David Harris
How You Help: Igor and Tatiana: One Family’s Story of Hope
Igor and Tatiana: One Family’s Story of Hope Transcript:
Igor Bekker: I want to give them what I never had: a college education, a more dignified future.
Narrator: Igor and Tatiana live with their five children in two small rooms in Bendery, Moldova. Igor, like many Jewish parents here, is chronically unemployed as his country faces financial crisis.
Igor Bekker: My wife was in the hospital. I knew there were no jobs around here, and if I did pick up a job here or there, it still wouldn’t be enough to pay for my wife’s medicine—and I had to feed the kids.
Narrator: Government unemployment assistance is just $1 a day.

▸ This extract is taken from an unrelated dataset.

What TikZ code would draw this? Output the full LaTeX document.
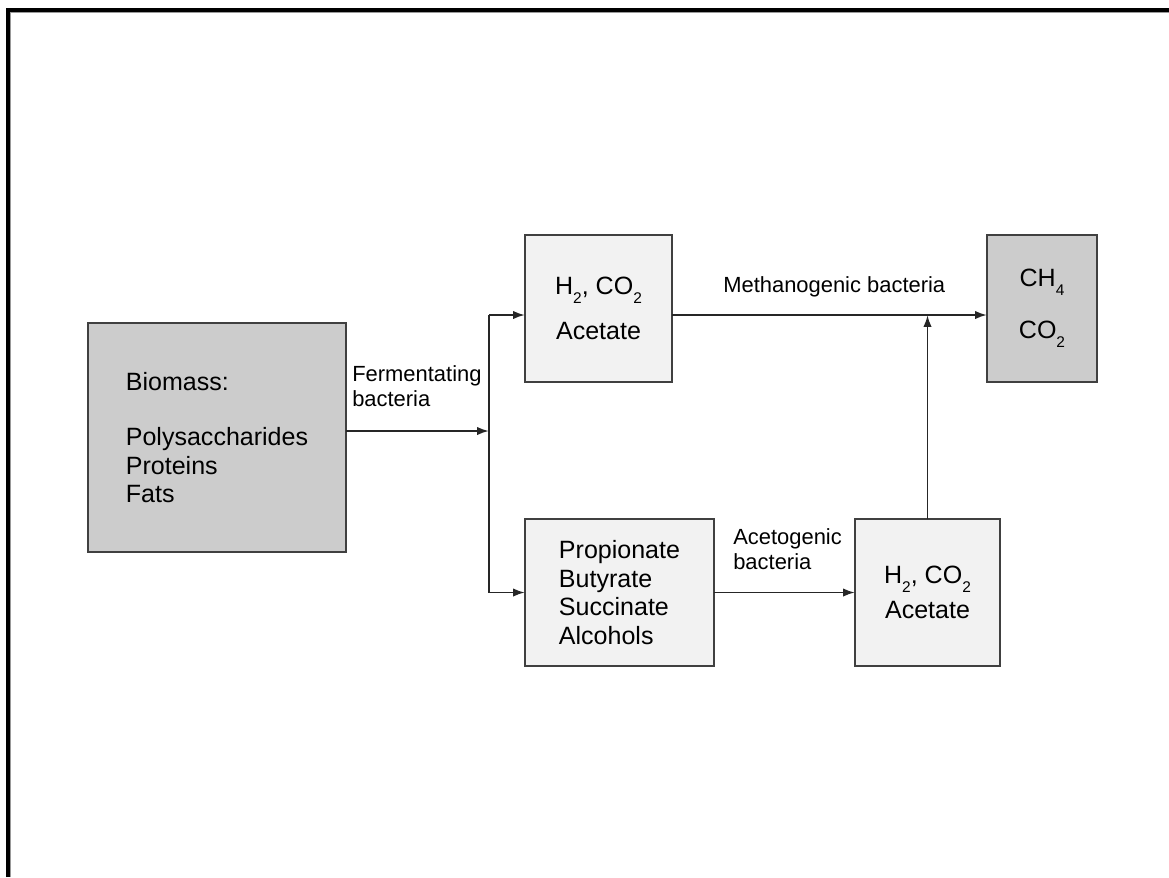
\documentclass[tikz,border=0pt]{standalone}
\usepackage{fontspec}
\setmainfont{Liberation Sans}
\usetikzlibrary{arrows.meta}

\newcommand{\lowsub}[1]{\raisebox{-6.5pt}{\fontsize{11}{11}\selectfont #1}}

\tikzset{
  box/.style={draw=black!75, line width=1.3pt, inner sep=0pt, outer sep=0pt,
    minimum height=3.675cm, align=left, font=\fontsize{17.8}{20.3}\selectfont},
  dark/.style={box, fill=black!20},
  light/.style={box, fill=black!5},
  lbl/.style={inner sep=0pt, align=left, font=\fontsize{15.6}{17.8}\selectfont},
  wire/.style={line width=1.4pt, black!85},
  flow/.style={wire, -{Latex[length=8.5pt,width=6pt]}},
}

\begin{document}
\begin{tikzpicture}[x=0.025cm,y=-0.025cm]
\useasboundingbox (0,0) rectangle (1169,877);
\draw[line width=2.2pt] (8,877) -- (8,10) -- (1169,10);
\draw[black!40, line width=0.6pt] (10.4,877) -- (10.4,12.4) -- (1169,12.4);

\node[dark, minimum width=6.45cm, minimum height=5.725cm] (bio) at (217,437.5)
  {Biomass:\\[19pt]Polysaccharides\\Proteins\\Fats};
\node[light, minimum width=3.675cm, align=center] (gases) at (598.5,308.5)
  {H\lowsub{2}, CO\lowsub{2}\\[11.7pt]Acetate};
\node[dark, minimum width=2.75cm, align=center] (ch4) at (1042,308.5)
  {CH\lowsub{4}\\[16.7pt]CO\lowsub{2}};
\node[light, minimum width=4.725cm] (acids) at (619.5,592.5)
  {Propionate\\Butyrate\\Succinate\\Alcohols};
\node[light, minimum width=3.625cm, align=center] (gases2) at (927.5,592.5)
  {H\lowsub{2}, CO\lowsub{2}\\[4.6pt]Acetate};

\coordinate (split) at (489,431);
\coordinate (up) at (489,315);
\coordinate (down) at (489,592.5);
\draw[flow] (bio.east |- split) -- (split);
\draw[wire] (up) -- (down);
\draw[flow] (up) -- (gases.west |- up);
\draw[flow] (down) -- (acids.west);
\draw[flow] (gases.east |- up) -- (ch4.west |- up);
\draw[flow] (gases2.north) -- (gases2.north |- up);
\draw[flow] (acids.east) -- (gases2.west);

\node[lbl, anchor=north west] (ferm) at (352,365) {Fermentating\\bacteria};
\node[lbl, anchor=base west] (meth) at (723,292) {Methanogenic bacteria};
\node[lbl, anchor=north west] (aceto) at (733,528) {Acetogenic\\bacteria};
\end{tikzpicture}
\end{document}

Anna Kondrashenko, Director, American Jewish Joint Distribution Committee (JDC)-Supported Hesed Tiraspol: He called to see if he could come in. I talked to him like he was my son. I wanted him to feel that we would take care of him and his kids. First and foremost for me were the kids. We try to help them in any way we can.
Narrator: Without JDC, the Bekker family can’t afford food, utilities, warm clothes, and toys.
Anna Kondrashenko: There are a lot of children like this: families with many children, poor families, kids living in high-risk situations. If Hesed does not support them, these families will not survive.
Igor: Yura is, how should I express this, he always considers his every word carefully. Roman has health issues. He understands everything, but he’s behind in his reasoning. Karina is our gentle child. Sonia is our little hostess—a helper. Sasha…what to say about Sasha? He realizes that he needs to seize the moment and climb into someone’s lap.
Narrator: Tatiana and Igor are on a waiting list for a better apartment. Some people wait 20 to 30 years.
Igor: This is communal housing, like a government dormitory. We cook in the kitchen, the common kitchen. There are two gas stoves—the oven doesn’t work. The burners turn on and off on their own. It’s scary, actually. We only have cold water. The pipes are leaking all over the place. There’s water in the hallways. The bathroom is scary, too. We fixed what we could with our own two hands to make it a little more homey for the kids, so they don’t see how the neighbors live.
Anna Kondrashenko: You can see right away that they love each other. That’s important. They take care of each other.
Igor: In the future, we [pause] … we try to live in the day that we’re living in now. We’re a family just like any family, just like you. All around the world there are families like ours. We live our life, love each other, like any family, and even though we are in a difficult situation, we try to stay positive and love each other even more.
The American Jewish Joint Distribution Committee (JDC) is one of over fifty programs and agencies funded in part by the Jewish Federation of Cincinnati.
The Jewish Federation of Cincinnati: We look at the whole picture, taking into account the diverse needs of the entire community. Together we can do almost anything.
Thanks to you and the help of our partner agencies, Yura, his parents Igor and Tatiana, and his four siblings, are better clothed, better fed, and received a few toys to play with this winter.